Given request:
All lines from the beginning of the listing through the line with "import * as d3 from 'd3';" are to be copied word for word; the pictures are not.
===
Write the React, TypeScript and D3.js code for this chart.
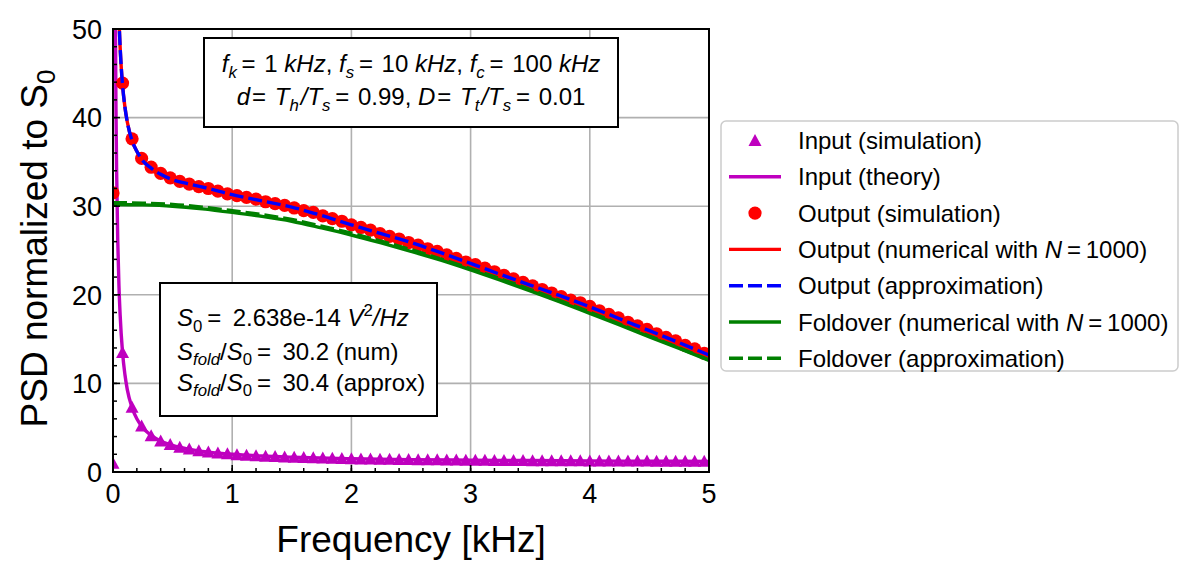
import React from 'react';
import * as d3 from 'd3';

// simulated spectra, sampled every 0.08 kHz
const freqSim = [
  0, 0.08, 0.16, 0.24, 0.32, 0.4, 0.48, 0.56, 0.64, 0.72, 0.8, 0.88, 0.96, 1.04, 1.12, 1.2,
  1.28, 1.36, 1.44, 1.52, 1.6, 1.68, 1.76, 1.84, 1.92, 2.0, 2.08, 2.16, 2.24, 2.32, 2.4, 2.48,
  2.56, 2.64, 2.72, 2.8, 2.88, 2.96, 3.04, 3.12, 3.2, 3.28, 3.36, 3.44, 3.52, 3.6, 3.68, 3.76,
  3.84, 3.92, 4.0, 4.08, 4.16, 4.24, 4.32, 4.4, 4.48, 4.56, 4.64, 4.72, 4.8, 4.88, 4.96,
];
const inputSim = [
  1.0, 13.5, 7.3, 5.2, 4.1, 3.5, 3.1, 2.8, 2.6, 2.4, 2.25, 2.15, 2.05, 1.96, 1.9, 1.83,
  1.78, 1.74, 1.7, 1.66, 1.63, 1.6, 1.57, 1.55, 1.52, 1.5, 1.48, 1.47, 1.45, 1.43, 1.42, 1.4,
  1.39, 1.38, 1.37, 1.36, 1.35, 1.34, 1.33, 1.32, 1.31, 1.31, 1.3, 1.29, 1.28, 1.28, 1.27, 1.27,
  1.26, 1.26, 1.25, 1.25, 1.24, 1.24, 1.23, 1.23, 1.23, 1.22, 1.22, 1.21, 1.21, 1.21, 1.2,
];
const outputSim = [
  31.5, 43.9, 37.6, 35.4, 34.4, 33.7, 33.2, 32.8, 32.5, 32.2, 32.0, 31.7, 31.4, 31.2, 31.0, 30.8,
  30.5, 30.3, 30.1, 29.8, 29.5, 29.3, 28.9, 28.6, 28.3, 27.9, 27.6, 27.3, 26.9, 26.6, 26.3, 25.9,
  25.6, 25.2, 24.9, 24.5, 24.1, 23.7, 23.4, 23.0, 22.6, 22.2, 21.8, 21.4, 21.0, 20.6, 20.2, 19.8,
  19.4, 19.1, 18.7, 18.2, 17.8, 17.4, 16.9, 16.5, 16.1, 15.6, 15.2, 14.8, 14.3, 13.9, 13.4,
];

// theory curves
const freqInTheory = [0.02, 0.025, 0.03, 0.04, 0.05, 0.06, 0.08, 0.1, 0.12, 0.16, 0.2, 0.24, 0.32, 0.4, 0.5, 0.64, 0.8, 1, 1.25, 1.5, 2, 2.5, 3, 3.5, 4, 4.5, 5];
const inputTheory = [51, 41, 34.3, 26, 21, 17.7, 13.5, 11, 9.3, 7.25, 6, 5.17, 4.13, 3.5, 3, 2.56, 2.25, 2, 1.8, 1.67, 1.5, 1.4, 1.33, 1.29, 1.25, 1.22, 1.2];

const freqOutTheory = [0.04, 0.05, 0.06, 0.07, 0.08, 0.1, 0.12, 0.16, 0.2, 0.24, 0.32, 0.4, 0.5, 0.64, 0.8, 1.0, 1.25, 1.5, 1.75, 2, 2.25, 2.5, 2.75, 3, 3.25, 3.5, 3.75, 4, 4.25, 4.5, 4.75, 5];
const outputNumerical = [56.2, 51.2, 47.9, 45.5, 43.7, 41.2, 39.5, 37.4, 36.2, 35.3, 34.3, 33.6, 33.0, 32.5, 32.0, 31.3, 30.6, 29.9, 28.95, 27.9, 26.9, 25.9, 24.75, 23.55, 22.3, 21.1, 19.9, 18.65, 17.3, 15.95, 14.6, 13.2];
const outputApprox = [56.2, 51.2, 47.9, 45.5, 43.7, 41.2, 39.5, 37.4, 36.2, 35.3, 34.3, 33.6, 33.0, 32.5, 32.0, 31.3, 30.6, 29.9, 28.95, 27.9, 26.9, 25.9, 24.75, 23.55, 22.3, 21.1, 19.9, 18.65, 17.3, 15.95, 14.6, 13.2];

const freqFold = [0, 0.25, 0.5, 0.75, 1, 1.25, 1.5, 1.75, 2, 2.25, 2.5, 2.75, 3, 3.25, 3.5, 3.75, 4, 4.25, 4.5, 4.75, 5];
const foldNumerical = [30.2, 30.15, 30.0, 29.7, 29.3, 28.85, 28.3, 27.55, 26.75, 25.85, 24.9, 23.9, 22.8, 21.65, 20.45, 19.2, 17.9, 16.6, 15.25, 13.95, 12.6];
const foldApprox = [30.4, 30.35, 30.2, 29.9, 29.5, 29.05, 28.5, 27.75, 26.95, 26.05, 25.1, 24.05, 22.95, 21.8, 20.6, 19.35, 18.05, 16.7, 15.35, 14.0, 12.65];

const xTicks = [0, 1, 2, 3, 4, 5];
const yTicks = [0, 10, 20, 30, 40, 50];

const W = 1196;
const H = 574;
const margin = { left: 113, right: 709, top: 29, bottom: 472 };
const FONT = '"Liberation Sans", Arial, Helvetica, sans-serif';
const MAGENTA = '#bf00bf';
const RED = '#ff0000';
const BLUE = '#0000ff';
const GREEN = '#008000';
const LW = 3.4;
const DASH = '14 5';

type Seg = { t: string; i?: boolean; sub?: boolean; sup?: boolean };

// poor man's mathtext: italics, sub and superscripts as tspans
function spans(segs: Seg[], size: number) {
  let shift = 0;
  return segs.map((s, k) => {
    const target = s.sub ? size * 0.24 : s.sup ? -size * 0.42 : 0;
    const dy = target - shift;
    shift = target;
    return (
      <tspan key={k} dy={dy} fontStyle={s.i ? 'italic' : 'normal'} fontSize={s.sub || s.sup ? size * 0.7 : size}>
        {s.t}
      </tspan>
    );
  });
}

const box1Line1: Seg[] = [
  { t: 'f', i: true }, { t: 'k', i: true, sub: true }, { t: '\u2009=\u200a 1 ' }, { t: 'kHz', i: true }, { t: ', ' },
  { t: 'f', i: true }, { t: 's', i: true, sub: true }, { t: '\u2009=\u200a 10 ' }, { t: 'kHz', i: true }, { t: ', ' },
  { t: 'f', i: true }, { t: 'c', i: true, sub: true }, { t: '\u2009=\u200a 100 ' }, { t: 'kHz', i: true },
];
const box1Line2: Seg[] = [
  { t: 'd', i: true }, { t: '\u200a=\u200a ' }, { t: 'T', i: true }, { t: 'h', i: true, sub: true }, { t: '\u200a/', i: true },
  { t: 'T', i: true }, { t: 's', i: true, sub: true }, { t: '\u2009=\u200a 0.99, ' },
  { t: 'D', i: true }, { t: '\u200a=\u200a ' }, { t: 'T', i: true }, { t: 't', i: true, sub: true }, { t: '\u200a/', i: true },
  { t: 'T', i: true }, { t: 's', i: true, sub: true }, { t: '\u2009=\u200a 0.01' },
];
const box2Lines: Seg[][] = [
  [{ t: 'S', i: true }, { t: '0', sub: true }, { t: '\u2009=\u2009 2.638e-14 ' }, { t: 'V', i: true }, { t: '2', sup: true }, { t: '/Hz', i: true }],
  [{ t: 'S', i: true }, { t: 'fold', i: true, sub: true }, { t: '/' }, { t: 'S', i: true }, { t: '0', sub: true }, { t: '\u2009=\u2009 30.2 (num)' }],
  [{ t: 'S', i: true }, { t: 'fold', i: true, sub: true }, { t: '/' }, { t: 'S', i: true }, { t: '0', sub: true }, { t: '\u2009=\u2009 30.4 (approx)' }],
];
const box2Baselines = [326, 359.5, 390.7];

type LegendItem = { label: Seg[]; kind: 'tri' | 'dot' | 'line'; color: string; dash?: string };
const legendItems: LegendItem[] = [
  { label: [{ t: 'Input (simulation)' }], kind: 'tri', color: MAGENTA },
  { label: [{ t: 'Input (theory)' }], kind: 'line', color: MAGENTA },
  { label: [{ t: 'Output (simulation)' }], kind: 'dot', color: RED },
  { label: [{ t: 'Output (numerical with ' }, { t: 'N', i: true }, { t: '\u2009=\u20091000)' }], kind: 'line', color: RED },
  { label: [{ t: 'Output (approximation)' }], kind: 'line', color: BLUE, dash: DASH },
  { label: [{ t: 'Foldover (numerical with ' }, { t: 'N', i: true }, { t: '\u2009=\u20091000)' }], kind: 'line', color: GREEN },
  { label: [{ t: 'Foldover (approximation)' }], kind: 'line', color: GREEN, dash: DASH },
];

export default function App() {
  const x = d3.scaleLinear().domain([0, 5]).range([margin.left, margin.right]);
  const y = d3.scaleLinear().domain([0, 50]).range([margin.bottom, margin.top]);

  const line = (xs: number[], ys: number[]) =>
    d3.line<number>().x((_, i) => x(xs[i])).y((d) => y(d)).curve(d3.curveMonotoneX)(ys) || '';

  // matplotlib-style '^' marker: as wide as it is tall
  const tri = 'M0,-6.5L6.5,5.5L-6.5,5.5Z';
  const xMinor = d3.range(0, 5.0001, 0.2);
  const yMinor = d3.range(0, 50.001, 2);

  const legendX = 721;
  const legendY = 121;
  const rowY = (i: number) => 140.5 + i * 36.3;

  return (
    <svg width={W} height={H} style={{ position: 'absolute', left: 0, top: 0, background: '#fff' }} fontFamily={FONT}>
      <defs>
        <clipPath id="plot">
          <rect x={margin.left} y={margin.top} width={margin.right - margin.left} height={margin.bottom - margin.top} />
        </clipPath>
      </defs>
      <rect width={W} height={H} fill="#fff" />

      {/* grid */}
      <g stroke="#b0b0b0" strokeWidth={1.6}>
        {xTicks.map((t) => (
          <line key={'gx' + t} x1={x(t)} x2={x(t)} y1={margin.top} y2={margin.bottom} />
        ))}
        {yTicks.map((t) => (
          <line key={'gy' + t} x1={margin.left} x2={margin.right} y1={y(t)} y2={y(t)} />
        ))}
      </g>

      {/* data */}
      <g clipPath="url(#plot)">
        {freqSim.map((f, i) => (
          <path key={'t' + i} d={tri} transform={`translate(${x(f)},${y(inputSim[i])})`} fill={MAGENTA} />
        ))}
        <path d={line(freqInTheory, inputTheory)} fill="none" stroke={MAGENTA} strokeWidth={LW} />
        {freqSim.map((f, i) => (
          <circle key={'c' + i} cx={x(f)} cy={y(outputSim[i])} r={6.6} fill={RED} />
        ))}
        <path d={line(freqOutTheory, outputNumerical)} fill="none" stroke={RED} strokeWidth={LW} />
        <path d={line(freqOutTheory, outputApprox)} fill="none" stroke={BLUE} strokeWidth={LW} strokeDasharray={DASH} />
        <path d={line(freqFold, foldNumerical)} fill="none" stroke={GREEN} strokeWidth={LW} />
        <path d={line(freqFold, foldApprox)} fill="none" stroke={GREEN} strokeWidth={LW} strokeDasharray={DASH} />
      </g>

      {/* ticks, inward */}
      <g stroke="#000" strokeWidth={1.5}>
        {xMinor.map((t) => (
          <line key={'mx' + t} x1={x(t)} x2={x(t)} y1={margin.bottom} y2={margin.bottom - 4} />
        ))}
        {xTicks.map((t) => (
          <line key={'tx' + t} x1={x(t)} x2={x(t)} y1={margin.bottom} y2={margin.bottom - 7} />
        ))}
        {yMinor.map((t) => (
          <line key={'my' + t} x1={margin.left} x2={margin.left + 4} y1={y(t)} y2={y(t)} />
        ))}
        {yTicks.map((t) => (
          <line key={'ty' + t} x1={margin.left} x2={margin.left + 7} y1={y(t)} y2={y(t)} />
        ))}
      </g>
      <rect x={margin.left} y={margin.top} width={margin.right - margin.left} height={margin.bottom - margin.top}
        fill="none" stroke="#000" strokeWidth={2} />

      {/* tick labels */}
      <g fontSize={27} fill="#000">
        {xTicks.map((t) => (
          <text key={'lx' + t} x={x(t)} y={margin.bottom + 31} textAnchor="middle">{t}</text>
        ))}
        {yTicks.map((t) => (
          <text key={'ly' + t} x={margin.left - 11} y={y(t) + 9.7} textAnchor="end">{t}</text>
        ))}
      </g>

      {/* axis labels */}
      <text x={(margin.left + margin.right) / 2} y={552} textAnchor="middle" fontSize={37}>Frequency [kHz]</text>
      <text transform={`translate(47,${(margin.top + margin.bottom) / 2 - 2}) rotate(-90)`} textAnchor="middle" fontSize={37}>
        PSD normalized to S<tspan fontSize={26} dy={8}>0</tspan>
      </text>

      {/* parameter box */}
      <rect x={204} y={38} width={414} height={89} fill="#fff" stroke="#000" strokeWidth={2} />
      <text x={411} y={72} textAnchor="middle" style={{ whiteSpace: 'pre' }}>{spans(box1Line1, 24)}</text>
      <text x={411} y={105} textAnchor="middle" style={{ whiteSpace: 'pre' }}>{spans(box1Line2, 24)}</text>

      {/* S0 box */}
      <rect x={160} y={283} width={277} height={133} fill="#fff" stroke="#000" strokeWidth={2} />
      {box2Lines.map((segs, i) => (
        <text key={'b2' + i} x={177} y={box2Baselines[i]} style={{ whiteSpace: 'pre' }}>{spans(segs, 24)}</text>
      ))}

      {/* legend */}
      <rect x={legendX} y={legendY} width={457} height={250} rx={5} fill="#fff" fillOpacity={0.8} stroke="#cccccc" strokeWidth={1.5} />
      {legendItems.map((it, i) => {
        const cy = rowY(i);
        return (
          <g key={'lg' + i}>
            {it.kind === 'line' && (
              <line x1={729} x2={781} y1={cy} y2={cy} stroke={it.color} strokeWidth={LW} strokeDasharray={it.dash} />
            )}
            {it.kind === 'dot' && <circle cx={755} cy={cy} r={6.6} fill={it.color} />}
            {it.kind === 'tri' && <path d={tri} transform={`translate(755,${cy})`} fill={it.color} />}
            <text x={798} y={cy + 8.6} style={{ whiteSpace: 'pre' }}>{spans(it.label, 24)}</text>
          </g>
        );
      })}
    </svg>
  );
}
===
Reply to the exercise:
Write the React, TypeScript and D3.js code for this chart.
import React from 'react';
import * as d3 from 'd3';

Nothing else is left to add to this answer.